Natalia is getting ready to cut a log up into smaller pieces. The log is in the shape of a right circular cylinder. The length of the log is 20 feet, and the radius is 1.5 feet. Solve for the surface area. Use 3.14 for n.

First, let's find the surface area of the curved part of the cylinder.

The formula for the lateral surface area of a right circular cylinder is:
Lateral Surface Area = 2πrh

Where r is the radius and h is the height (or length) of the cylinder.

Given:
r = 1.5 feet
h = 20 feet

Plugging in the values:
Lateral Surface Area = 2 * 3.14 * 1.5 * 20
Lateral Surface Area = 188.4 square feet

Next, let's find the surface area of the two circular ends of the cylinder.

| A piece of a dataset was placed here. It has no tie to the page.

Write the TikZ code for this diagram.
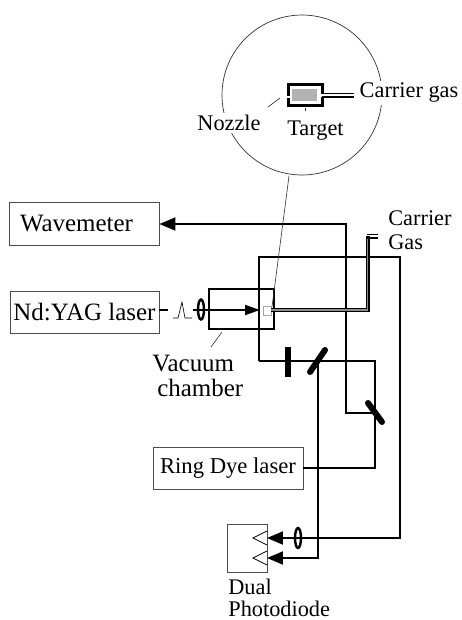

The formula for the surface area of a circle is:
Surface Area of a Circle = πr^2

For both ends of the cylinder:
Surface Area of both ends = 2 * π * (1.5)^2
Surface Area of both ends = 2 * 3.14 * 2.25
Surface Area of both ends = 14.13 square feet

Finally, the total surface area of the cylinder is the sum of the lateral surface area and the surface area of both ends:
Total Surface Area = Lateral Surface Area + Surface Area of both ends
Total Surface Area = 188.4 + 14.13
Total Surface Area = 202.53 square feet

Therefore, the surface area of the log is 202.53 square feet.